If $A^3 = I_n$ then $\operatorname{tr}(A)\in\Bbb Z$

Hint: use the fact that all irreducible factors of the characteristic polynomial of $A$ divide its minimal polynomial. (See Minimal and characteristic polynomial have same set of irreducible factors)

The minimal polynomial of $A$ divides $x^3-1$, so the irreducible factors of the minimal polynomial have all integer coefficients. (The only possible factors are $x-1$ and $x^2+x+1$.) Hence the characteristic polynomial of $A$ is a product of polynomials with integer coefficients. In particular, $\operatorname{Tr}(A) \in \mathbb Z$.

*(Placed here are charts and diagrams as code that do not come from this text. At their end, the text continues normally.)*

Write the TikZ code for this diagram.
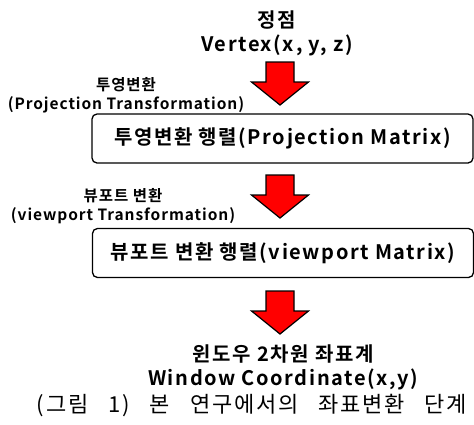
\documentclass[tikz,border=0pt]{standalone}
\usepackage{fontspec}
\setmainfont{Noto Sans CJK KR}[BoldFont={Noto Sans CJK KR Bold}]
\newfontfamily\captionfont{Noto Sans CJK KR}[LetterSpace=8,WordSpace=3]
\usetikzlibrary{positioning}

\begin{document}
\begin{tikzpicture}[x=1pt,y=-1pt,
	mbox/.style={draw,line width=1.3pt,rounded corners=5pt,minimum width=381pt,minimum height=49pt,inner sep=0pt,font=\bfseries\fontsize{20}{22}\selectfont\addfontfeatures{LetterSpace=8}},
	steplabel/.style={align=center,font=\bfseries\fontsize{15.5}{19}\selectfont\addfontfeatures{LetterSpace=6}},
	endlabel/.style={align=center,font=\bfseries\fontsize{20}{24}\selectfont\addfontfeatures{LetterSpace=8}},
	figcaption/.style={font=\captionfont\fontsize{22}{24}\selectfont},
	pics/bigarrow/.style={code={
		\draw[fill=red,line width=1.2pt,line join=miter] (-14,0) -- (14,0) -- (14,20) -- (28.5,20) -- (0,43) -- (-28.5,20) -- (-14,20) -- cycle;
	}}]
	%Page is 474 x 424, y counts downwards
	\useasboundingbox (0,0) rectangle (474,424);

	%Start: the vertex
	\node[endlabel] (vertex) at (277,33) {정점\\Vertex(x, y, z)};

	%Projection step
	\pic (arrow1) at (280,62) {bigarrow};
	\node[steplabel] (projlabel) at (126,95) {투영변환\\(Projection Transformation)};
	\node[mbox] (projbox) at (282.5,138.5) {투영변환 행렬(Projection Matrix)};

	%Viewport step
	\pic (arrow2) at (280,175) {bigarrow};
	\node[steplabel] (viewlabel) at (123,206.5) {뷰포트 변환\\(viewport Transformation)};
	\node[mbox] (viewbox) at (283,253) {뷰포트 변환 행렬(viewport Matrix)};

	%End: window coordinates
	\pic (arrow3) at (280,291) {bigarrow};
	\node[endlabel] (window) at (283,367) {윈도우 2차원 좌표계\\Window Coordinate(x,y)};

	\node[figcaption] (caption) at (252,406) {(그림 1) 본 연구에서의 좌표변환 단계};
\end{tikzpicture}
\end{document}
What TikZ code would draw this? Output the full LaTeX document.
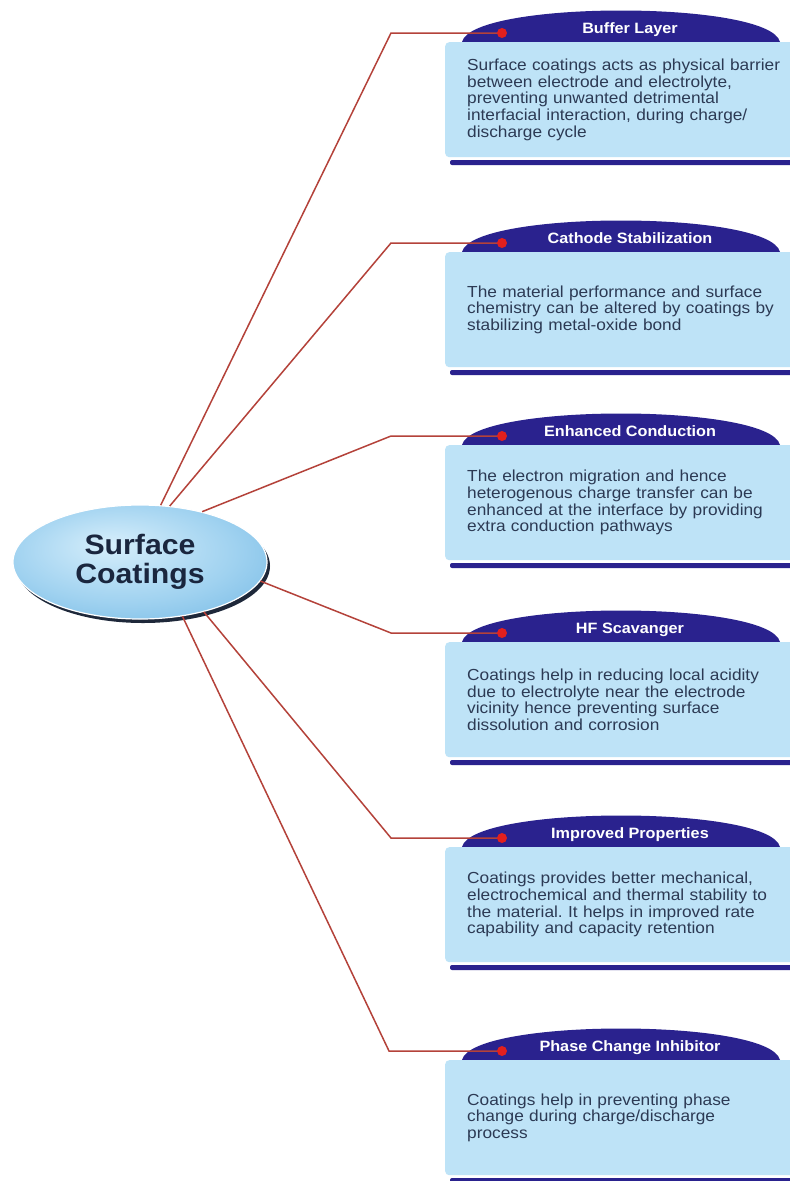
\documentclass[tikz,border=0pt]{standalone}
\usepackage{fontspec}
\setmainfont{Liberation Sans}[FakeStretch=1.08]
\usepackage{xcolor}
\usepackage{tikz}
\usetikzlibrary{shapes.geometric,positioning,calc}
\frenchspacing

\definecolor{domeblue}{RGB}{42,34,142}
\definecolor{boxblue}{RGB}{190,227,247}
\definecolor{bodyink}{RGB}{44,58,84}
\definecolor{linkred}{RGB}{180,66,58}
\definecolor{dotred}{RGB}{226,32,30}
\definecolor{corein}{RGB}{214,238,251}
\definecolor{coremid}{RGB}{160,210,240}
\definecolor{coreout}{RGB}{84,166,220}
\definecolor{coreink}{RGB}{26,38,62}
\definecolor{coreshade}{RGB}{30,40,58}
\pgfdeclareradialshading{coreglow}{\pgfpoint{-6bp}{8bp}}{color(0bp)=(corein); color(22bp)=(coremid); color(50bp)=(coreout)}

\begin{document}
\begin{tikzpicture}[x=1pt, y=-1pt,
  core/.style={ellipse, draw=white, line width=1.2pt, shading=coreglow,
               minimum width=254pt, minimum height=114pt, inner sep=0pt,
               align=center, text=coreink, font=\fontsize{28}{29}\selectfont\bfseries},
  head/.style={anchor=base, text=white, font=\fontsize{15}{16}\selectfont\bfseries},
  body/.style={anchor=north west, fill=boxblue, rounded corners=4pt,
               minimum height=115pt, text width=320pt, inner xsep=22pt,
               align=left, text=bodyink, font=\fontsize{16}{16.7}\selectfont},
  dome/.style={fill=domeblue},
  bar/.style={fill=domeblue, rounded corners=2pt},
  link/.style={draw=linkred, line width=1.5pt},
  dot/.style={circle, fill=dotred, minimum size=10pt, inner sep=0pt}
]
\path[use as bounding box, fill=white] (0,0) rectangle (790,1181);
% Buffer Layer
\fill[dome] (462,42) .. controls (472,0) and (770,0) .. (780,42) -- cycle;
\node[head] (h1) at (630,33) {Buffer Layer};
\node[body] (b1) at (445,42) {Surface coatings acts as physical barrier\\between electrode and electrolyte,\\preventing unwanted detrimental\\interfacial interaction, during charge/\\discharge cycle};
\fill[bar] (450,160) rectangle (800,165);
% Cathode Stabilization
\fill[dome] (462,252) .. controls (472,210) and (770,210) .. (780,252) -- cycle;
\node[head] (h2) at (630,243) {Cathode Stabilization};
\node[body] (b2) at (445,252) {The material performance and surface\\chemistry can be altered by coatings by\\stabilizing metal-oxide bond};
\fill[bar] (450,370) rectangle (800,375);
% Enhanced Conduction
\fill[dome] (462,445) .. controls (472,403) and (770,403) .. (780,445) -- cycle;
\node[head] (h3) at (630,436) {Enhanced Conduction};
\node[body] (b3) at (445,445) {The electron migration and hence\\heterogenous charge transfer can be\\enhanced at the interface by providing\\extra conduction pathways};
\fill[bar] (450,563) rectangle (800,568);
% HF Scavanger
\fill[dome] (462,642) .. controls (472,600) and (770,600) .. (780,642) -- cycle;
\node[head] (h4) at (630,633) {HF Scavanger};
\node[body] (b4) at (445,642) {Coatings help in reducing local acidity\\due to electrolyte near the electrode\\vicinity hence preventing surface\\dissolution and corrosion};
\fill[bar] (450,760) rectangle (800,765);
% Improved Properties
\fill[dome] (462,847) .. controls (472,805) and (770,805) .. (780,847) -- cycle;
\node[head] (h5) at (630,838) {Improved Properties};
\node[body] (b5) at (445,847) {Coatings provides better mechanical,\\electrochemical and thermal stability to\\the material. It helps in improved rate\\capability and capacity retention};
\fill[bar] (450,965) rectangle (800,970);
% Phase Change Inhibitor
\fill[dome] (462,1060) .. controls (472,1018) and (770,1018) .. (780,1060) -- cycle;
\node[head] (h6) at (630,1051) {Phase Change Inhibitor};
\node[body] (b6) at (445,1060) {Coatings help in preventing phase\\change during charge/discharge\\process};
\fill[bar] (450,1178) rectangle (800,1183);
% Centre
\fill[coreshade] (143,566) ellipse [x radius=127, y radius=57];
\node[core] (core) at (140,562) {Surface\\Coatings};
% Connections
\coordinate (k1) at (391,33);
\coordinate (k2) at (391,243);
\coordinate (k3) at (391,436);
\coordinate (k4) at (391,633);
\coordinate (k5) at (391,838);
\coordinate (k6) at (389,1051);
\draw[link] (core.70) -- (k1) -- (502,33);
\draw[link] (core.62) -- (k2) -- (502,243);
\draw[link] (core.39) -- (k3) -- (502,436);
\draw[link] (core.-9) -- (k4) -- (502,633);
\draw[link] (core.-38) -- (k5) -- (502,838);
\draw[link] (core.-52) -- (k6) -- (502,1051);
\node[dot] (d1) at (502,33) {};
\node[dot] (d2) at (502,243) {};
\node[dot] (d3) at (502,436) {};
\node[dot] (d4) at (502,633) {};
\node[dot] (d5) at (502,838) {};
\node[dot] (d6) at (502,1051) {};
\end{tikzpicture}
\end{document}
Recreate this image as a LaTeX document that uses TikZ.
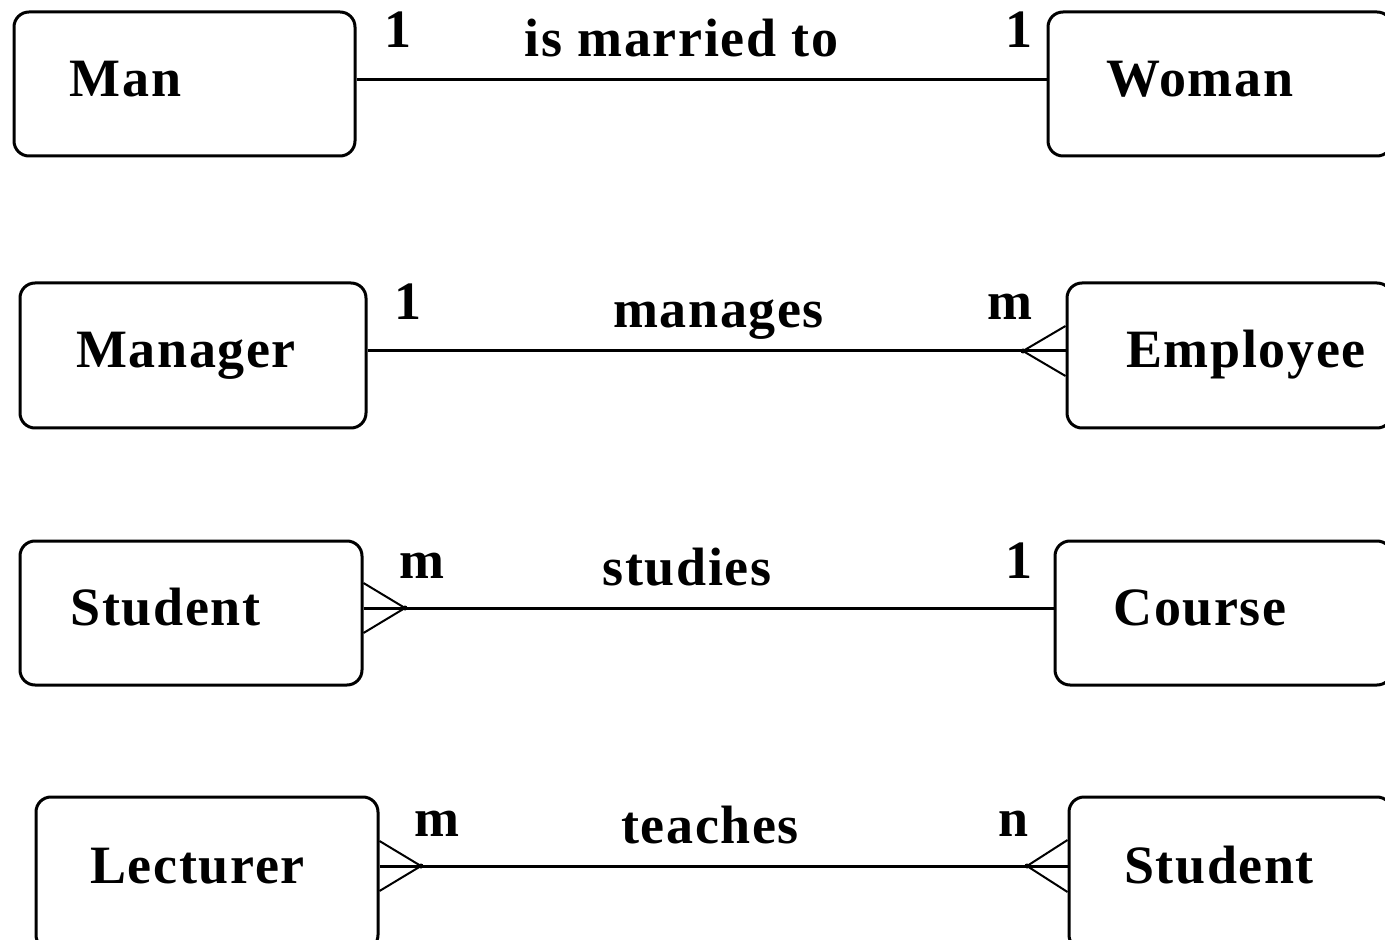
\documentclass[tikz,border=0pt]{standalone}
\usepackage{fontspec}
\setmainfont[LetterSpace=3]{Liberation Serif}
\usetikzlibrary{calc}
\begin{document}
\begin{tikzpicture}[x=0.5pt,y=-0.5pt,
  ent/.style={draw=black, line width=1.5pt, rounded corners=7.5pt, inner sep=0pt, fill=none},
  lbl/.style={font=\fontsize{27}{30}\selectfont\bfseries, inner sep=0pt, anchor=base},
  conn/.style={draw=black, line width=1.5pt},
  prong/.style={draw=black, line width=1pt}]
\useasboundingbox (0,0) rectangle (1385,940);
% entities
\node[ent, minimum width=170.5pt, minimum height=72pt] (man) at (184.5,84) {};
\node[ent, minimum width=172pt, minimum height=72pt] (wom) at (1220,84) {};
\node[ent, minimum width=173pt, minimum height=72.5pt] (mgr) at (193,355.5) {};
\node[ent, minimum width=162.5pt, minimum height=72.5pt] (emp) at (1229.5,355.5) {};
\node[ent, minimum width=171pt, minimum height=72pt] (stu) at (191,613) {};
\node[ent, minimum width=168.5pt, minimum height=72pt] (crs) at (1223.5,613) {};
\node[ent, minimum width=171pt, minimum height=76.5pt] (lec) at (207,873.5) {};
\node[ent, minimum width=161.5pt, minimum height=76.5pt] (stub) at (1230.5,873.5) {};
% entity labels
\node[lbl] (manl) at (125.5,97) {Man};
\node[lbl] (woml) at (1200,97) {Woman};
\node[lbl] (mgrl) at (186,368) {Manager};
\node[lbl] (empl) at (1246,368) {Employee};
\node[lbl] (stul) at (165.5,625) {Student};
\node[lbl] (crsl) at (1200,625) {Course};
\node[lbl] (lecl) at (197.5,883) {Lecturer};
\node[lbl] (stubl) at (1219,883) {Student};
% relationship labels
\node[lbl] (r1l) at (681.5,57) {is married to};
\node[lbl] (r2l) at (718.5,328) {manages};
\node[lbl] (r3l) at (687,585) {studies};
\node[lbl] (r4l) at (710,843) {teaches};
% cardinalities
\node[lbl] (c1a) at (398,48) {1};
\node[lbl] (c1b) at (1019,48) {1};
\node[lbl] (c2a) at (408,320) {1};
\node[lbl] (c2b) at (1010,320) {m};
\node[lbl] (c3a) at (422,578) {m};
\node[lbl] (c3b) at (1019,578) {1};
\node[lbl] (c4a) at (437,836) {m};
\node[lbl] (c4b) at (1013,836) {n};
% line rows
\coordinate (r1) at (0,80);
\coordinate (r2) at (0,351);
\coordinate (r3) at (0,608);
\coordinate (r4) at (0,866);
% connectors
\draw[conn] (man.east |- r1) -- (wom.west |- r1);
\draw[conn] (mgr.east |- r2) -- (emp.west |- r2);
\draw[conn] (stu.east |- r3) -- (crs.west |- r3);
\draw[conn] (lec.east |- r4) -- (stub.west |- r4);
% crow's feet
\coordinate (f2) at (1023,351);
\draw[prong] ($(emp.west |- r2)+(0,-25)$) -- (f2) -- ($(emp.west |- r2)+(0,25)$);
\fill (f2) circle (2.5);
\coordinate (f3) at (405,608);
\draw[prong] ($(stu.east |- r3)+(0,-25)$) -- (f3) -- ($(stu.east |- r3)+(0,25)$);
\fill (f3) circle (2.5);
\coordinate (f4a) at (421,866);
\draw[prong] ($(lec.east |- r4)+(0,-25)$) -- (f4a) -- ($(lec.east |- r4)+(0,25)$);
\fill (f4a) circle (2.5);
\coordinate (f4b) at (1027,866);
\draw[prong] ($(stub.west |- r4)+(0,-26)$) -- (f4b) -- ($(stub.west |- r4)+(0,26)$);
\fill (f4b) circle (2.5);
\end{tikzpicture}
\end{document}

Hint If $\lambda$ is an eigenvalue of $A$ then $\lambda \in \{1, \omega, \overline{\omega} \}$ where $\omega^2+\omega+1=0$.

Let $m,n,k$ be the multiplicities of these eigenvalues (which could be 0).

Then $$\mbox{tr}(A)=m+n \omega+k \bar{\omega}$$

Use the fact that $A$ has real entries (or that $\mbox{tr}(A)$ is real) to show that $m=k$. Then use the fact that $\omega+\bar{\omega}=-1$.